SYDNEY (Reuters) – Bernard Tomic has no qualms wiping his hands of a year he would rather forget and, with a reduced schedule next year, is keen to make a fresh start when he opens his season in Brisbane.
The 24-year-old Tomic, once considered Australia’s next great hope in men’s tennis, was plagued by an abdominal injury, fined for swearing at a fan, accused of not trying and involved in a spat with the Australian Olympic team chief this year.
Despite reaching a career-high ranking of 17, the issues only reinforced a feeling amongst fans and the media that he was not overly interested in playing the sport, though that was something he denied on Wednesday.
“I’m not the best, I’m not the brightest, but we all have our problems,” Tomic told reporters on the Gold Coast ahead of the Jan. 1-7 Brisbane International tournament.
“I think the main thing is I’m doing what I love and I really respect the sport.”
Tomic said he was now clear of the abdominal injury that blighted a year in which he made just one final, at Acapulco, and two other semi-finals, at Brisbane and the Queen’s Club in London.
His performances at the grand slams were inconsistent with fourth round appearances at the Australian Open and Wimbledon but a second-round exit at Roland Garros and a failure to clear the first hurdle at the U.S. Open.
The Flushing Meadows loss, as world number 19 to 72nd ranked Bosnian Damir Dzumhur, earned him a $10,000 fine for firing lewd comments at a heckler in the crowd.
He also drew heavy criticism in May following his exit from the Madrid Open when, facing match point against Fabio Fognini, he held the racquet by the strings and did not offer a shot.

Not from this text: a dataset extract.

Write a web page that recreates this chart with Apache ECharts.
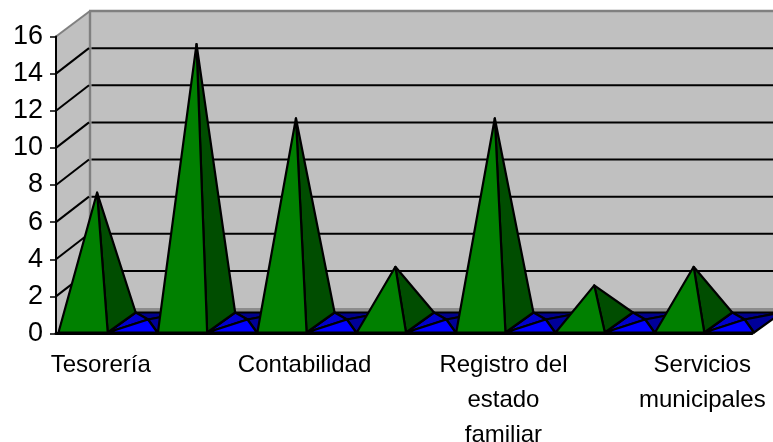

He later ruled himself out of consideration for the Rio Games after the head of the Australian team had warned him that his behavior, and that of Nick Kyrgios, was being monitored to judge their suitability for the Olympics.
Tomic said few people truly understood himself and his 21-year-old compatriot, who had risen to number 13 in the world.
“I think sometimes we do push it more than we should,” Tomic said. “But that is our personality, our character.
“We are young, we are successful. But it turns into a bit of negative energy when we do things wrong.
“No one is perfect but I think we are doing a pretty good job.”